American consumers could soon bear two-thirds of the costs from US tariffs, according to Goldman Sachs research, even as US President Donald Trump dismissed the findings and attacked the bank’s leadership.
Goldman economists estimated that US households had absorbed 22 percent of tariff costs through June, with that figure projected to rise to 67 percent by October if the newest tariffs follow earlier patterns, reported Bloomberg.
Economist Elsie Peng, who co-authored the note with Goldman’s chief economist Jan Hatzius, said the shift would push the Federal Reserve’s core PCE inflation gauge to 3.2 percent by year-end, compared with 2.8 percent in June and a 2 percent Fed target, as cited by CNBC.
Goldman’s US head economist David Mericle told CNBC, “We stand by the results of this study.”
He added that if the latest tariffs, such as those introduced in April, follow the same pattern as the February tariffs, the bank projects that consumers would eventually bear about two-thirds of the cost by fall.
Mericle added that the estimates were consistent with other economists’ findings.
Trump rejected those conclusions, writing on Truth Social that “tariffs have not caused Inflation, or any other problems for America, other than massive amounts of CASH pouring into our Treasury’s coffers.”
The US Treasury Department reported nearly US$28bn in tariff revenue in July, according to CNBC.
Consumer price index data showed a 0.2 percent increase in July, keeping the annual inflation rate at 2.7 percent, reported CNN.
The US president also targeted Goldman CEO David Solomon personally, suggesting that he “get a new Economist or, maybe, he ought to just focus on being a DJ, and not bother running a major Financial Institution,” as reported by Reuters.
Solomon, who previously performed at events, ended his DJ career two years ago under pressure from Goldman’s board.
Trump’s criticism, described by Reuters as part of his broader pattern of challenging corporate America and institutions, has triggered debate on Wall Street about whether political pressure could influence independent research.
Dave Rosenberg of Rosenberg Research said, “This is going to come down to a person’s ability to withstand a barrage of criticism from the Oval Office, and the extent to which these banks provide support for their chief economists.”
Henry Hu, a securities law professor at the University of Texas, told Reuters that “Goldman’s reputational capital is at stake here.
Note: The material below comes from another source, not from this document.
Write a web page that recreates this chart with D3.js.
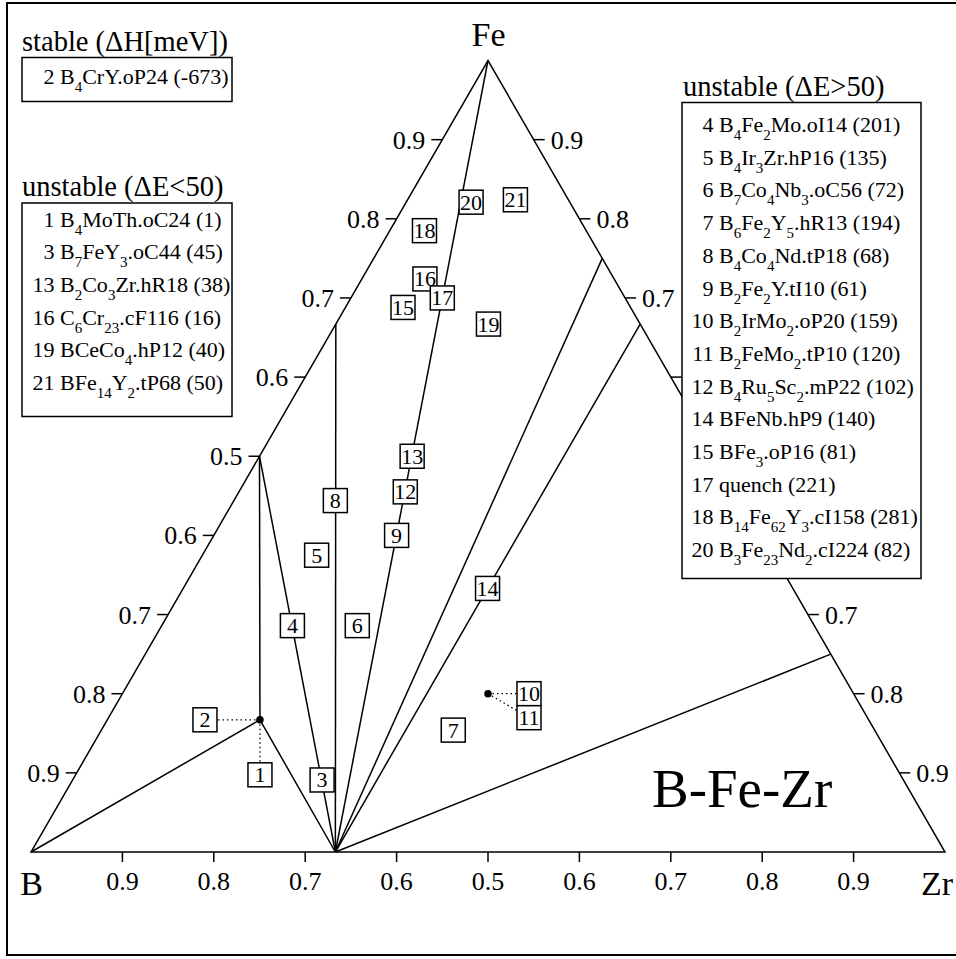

If their views on the economy become biased, and they are shown to be wrong, why would anyone choose Goldman to advise them on anything?”
Mike Mayo, banking analyst at Wells Fargo, added that “investment banks live and die by their reputation and independence. That transcends all other considerations.”
Concerns about self-censorship have already emerged.
Reuters reported that JPMorgan Asset Management strategist Michael Cembalest admitted he refrained from voicing views on tariffs publicly, although CEO Jamie Dimon later insisted analysts should speak freely.
Compromised research risks echo the dot-com bubble.
At that time, then–New York Attorney General Eliot Spitzer found that Wall Street analysts had issued inflated “buy” ratings to win business. His investigation led to a US$1.5bn settlement and lifetime bans for some analysts, Reuters reported.
Steve Sosnick, market strategist at IBKR, told Reuters it remains uncertain whether the current dispute will reshape Wall Street research or fade quickly, but “it does raise a lot of questions.”
Goldman declined to comment on Trump’s remarks, as did other banks including Wells Fargo, JPMorgan, Morgan Stanley, Deutsche Bank, Bank of America, and Citigroup.